Wu goes on to explain that while cleantech investment numbers have surpassed investment in the semiconductor industry, the statistic is a poor indicator of a bubble. “The semiconductor industry is a very small subset of IT, while cleantech is a mixed bag of technologies and is very, very broad,” she says. “The fact that we still talk about all these different industries as one thing, one investment area, and compare it to something so specific as semiconductors shows how early we are in the investment cycle.”
The big difference between investing in cleantech and investing in pretty much anything else? “Regulatory and legislative risk doesn’t typically play into IT investments, but what happens in the Farm Bill impacts the growth of biofuels and biochemicals,” she says. “You also have to worry about things like commodity risk because the price of electricity or gas or coal matters to your market scenario if you’re a cleantech company.”
Cleantech companies also have to deal with massive existing markets, Wu points out.
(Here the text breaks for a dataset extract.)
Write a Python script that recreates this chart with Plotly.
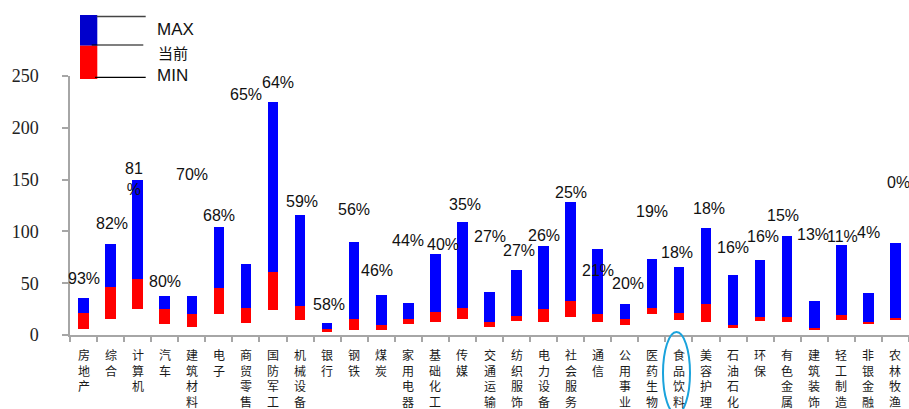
import plotly.graph_objects as go

# Industry categories (x axis)
categories = ["房地产", "综合", "计算机", "汽车", "建筑材料", "电子", "商贸零售", "国防军工",
              "机械设备", "银行", "钢铁", "煤炭", "家用电器", "基础化工", "传媒", "交通运输",
              "纺织服饰", "电力设备", "社会服务", "通信", "公用事业", "医药生物", "食品饮料",
              "美容护理", "石油石化", "环保", "有色金属", "建筑装饰", "轻工制造", "非银金融", "农林牧渔"]

# Historical maximum, current and minimum values per industry
max_vals = [36.0, 87.8, 149.5, 37.3, 37.3, 104.1, 68.8, 225.0, 115.4, 11.2,
            89.7, 38.9, 31.2, 78.4, 109.3, 41.2, 63.0, 85.8, 128.0, 82.9,
            29.6, 73.3, 65.3, 103.2, 57.9, 72.0, 95.2, 32.8, 86.8, 40.2, 88.4]
cur_vals = [21.2, 46.6, 54.3, 25.4, 20.6, 45.6, 26.3, 61.0, 28.3, 6.1,
            15.4, 9.9, 15.4, 21.9, 26.3, 12.8, 18.3, 25.4, 32.8, 20.6,
            15.4, 26.3, 20.9, 30.2, 9.9, 17.6, 17.6, 6.8, 19.6, 12.8, 16.1]
min_vals = [5.8, 15.8, 24.7, 10.3, 8.0, 20.6, 11.2, 24.4, 14.2, 3.2,
            5.1, 5.1, 10.3, 12.8, 15.4, 7.4, 13.5, 12.8, 17.4, 12.8,
            9.3, 20.6, 14.5, 12.5, 7.0, 13.2, 12.5, 5.5, 14.2, 10.6, 15.1]

# Percentile of the current value within its history
pct_labels = ["93%", "82%", "81<br>%", "80%", "70%", "68%", "65%", "64%", "59%", "58%",
              "56%", "46%", "44%", "40%", "35%", "27%", "27%", "26%", "25%", "21%",
              "20%", "19%", "18%", "18%", "16%", "16%", "15%", "13%", "11%", "4%", "0%"]

# Placement of each percentile label: (horizontal offset in categories, height on value axis)
pct_label_pos = [(0.0, 54.1), (0.07, 107.8), (-0.13, 150.6), (0.0, 51.4), (0.0, 155.4),
                 (0.0, 115.2), (0.0, 232.3), (0.17, 243.5), (0.07, 128.7), (0.07, 29.0),
                 (0.0, 120.7), (-0.17, 62.7), (0.0, 91.0), (0.27, 87.8), (0.09, 125.5),
                 (0.0, 94.9), (0.09, 81.1), (0.0, 95.6), (0.0, 137.4), (0.0, 62.7),
                 (0.1, 49.9), (0.0, 119.0), (-0.07, 79.8), (0.11, 122.3), (0.0, 84.7),
                 (0.09, 94.9), (-0.15, 115.8), (-0.05, 97.2), (0.05, 94.9), (0.0, 99.1),
                 (0.1, 147.4)]

y_ticks = [0, 50, 100, 150, 200, 250]

W, H = 909, 409
ML, MR, MT, MB = 70, 0, 76, 74
PW, PH = W - ML - MR, H - MT - MB


def px(x):
    return (x - ML) / PW


def py(y):
    return (H - MB - y) / PH


idx = list(range(len(categories)))
red_h = [c - m for c, m in zip(cur_vals, min_vals)]
blue_h = [mx - c for mx, c in zip(max_vals, cur_vals)]

fig = go.Figure()
fig.add_trace(go.Bar(x=idx, y=red_h, base=min_vals, width=0.39,
                     marker=dict(color="#FF0000", line=dict(width=0)), name="当前", showlegend=False))
fig.add_trace(go.Bar(x=idx, y=blue_h, base=cur_vals, width=0.39,
                     marker=dict(color="#0000FF", line=dict(width=0)), name="MAX", showlegend=False))

annotations = []
# percentile labels
for i, (lab, (dx, yv)) in enumerate(zip(pct_labels, pct_label_pos)):
    annotations.append(dict(x=i + dx, y=yv, xref="x", yref="y", text=lab, showarrow=False,
                            font=dict(family="Liberation Sans, Arial", size=16, color="#111111"),
                            xanchor="center", yanchor="middle"))

# vertical category labels, one character per line
for i, name in enumerate(categories):
    annotations.append(dict(x=i, y=py(345), xref="x", yref="paper", text="<br>".join(name),
                            showarrow=False, xanchor="center", yanchor="top", borderpad=0,
                            font=dict(family="Noto Sans CJK SC", size=12, color="#1a1a1a")))

# legend texts
annotations += [
    dict(x=px(155), y=py(29.5), xref="paper", yref="paper", text="MAX", showarrow=False,
         xanchor="left", yanchor="middle", font=dict(family="Liberation Sans, Arial", size=17, color="#111111")),
    dict(x=px(156), y=py(52.5), xref="paper", yref="paper", text="当前", showarrow=False,
         xanchor="left", yanchor="middle", font=dict(family="Noto Sans CJK SC", size=15, color="#111111")),
    dict(x=px(155), y=py(75), xref="paper", yref="paper", text="MIN", showarrow=False,
         xanchor="left", yanchor="middle", font=dict(family="Liberation Sans, Arial", size=17, color="#111111")),
]

shapes = [
    dict(type="rect", xref="paper", yref="paper", x0=px(80), x1=px(97.3), y0=py(45.7), y1=py(15),
         fillcolor="#0000CC", line=dict(width=0)),
    dict(type="rect", xref="paper", yref="paper", x0=px(80), x1=px(97.3), y0=py(79), y1=py(45.7),
         fillcolor="#FF0000", line=dict(width=0)),
    dict(type="line", xref="paper", yref="paper", x0=px(96.7), x1=px(145.7), y0=py(16.5), y1=py(16.5),
         line=dict(color="#444444", width=1.5)),
    dict(type="line", xref="paper", yref="paper", x0=px(91.7), x1=px(143.3), y0=py(45), y1=py(45),
         line=dict(color="#000000", width=1.2)),
    dict(type="line", xref="paper", yref="paper", x0=px(95), x1=px(145.7), y0=py(77.3), y1=py(77.3),
         line=dict(color="#000000", width=1.2)),
    # highlight around the food & beverage label
    dict(type="circle", xref="paper", yref="paper", x0=px(663), x1=px(690), y0=py(414), y1=py(332),
         line=dict(color="#1AA3DC", width=2)),
]

fig.update_layout(
    width=W, height=H,
    margin=dict(l=ML, r=MR, t=MT, b=MB),
    paper_bgcolor="white", plot_bgcolor="white",
    barmode="overlay", bargap=0,
    showlegend=False,
    annotations=annotations,
    shapes=shapes,
    xaxis=dict(range=[-0.5, 30.5], tickmode="array", tickvals=[i - 0.5 for i in idx] + [30.5],
               showticklabels=False, ticks="outside", ticklen=5, tickcolor="#A6A6A6", tickwidth=1.5,
               showline=True, linecolor="#A6A6A6", linewidth=1.5, showgrid=False, zeroline=False,
               fixedrange=True),
    yaxis=dict(range=[0, 250], tickvals=y_ticks, ticktext=[str(v) for v in y_ticks],
               ticks="outside", ticklen=6, tickcolor="#A6A6A6", tickwidth=1.5,
               showline=True, linecolor="#A6A6A6", linewidth=1.5, showgrid=False, zeroline=False,
               ticklabelstandoff=20,
               tickfont=dict(family="Liberation Serif, Times New Roman", size=18, color="#222222")),
)

fig.write_html("out.html")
Whether a new technology can disrupt a mainstream technology will depend not only on the classic market drivers of supply and demand, she says, but also on what the government does and on the prevailing price of power.
Wu says she thinks the majority of cleantech VC capital will continue to be invested in solar and biofuels during 2008. However, she says MDV and other early-stage funds will continue to diversify their portfolios. In particular, she spots potential for growth in a few categories: water, green building technologies and, perhaps most surprisingly, nuclear.
“Obviously this is a touchy one,” Wu says. “But it does have the potential to have a tremendous impact should a good solution emerge.”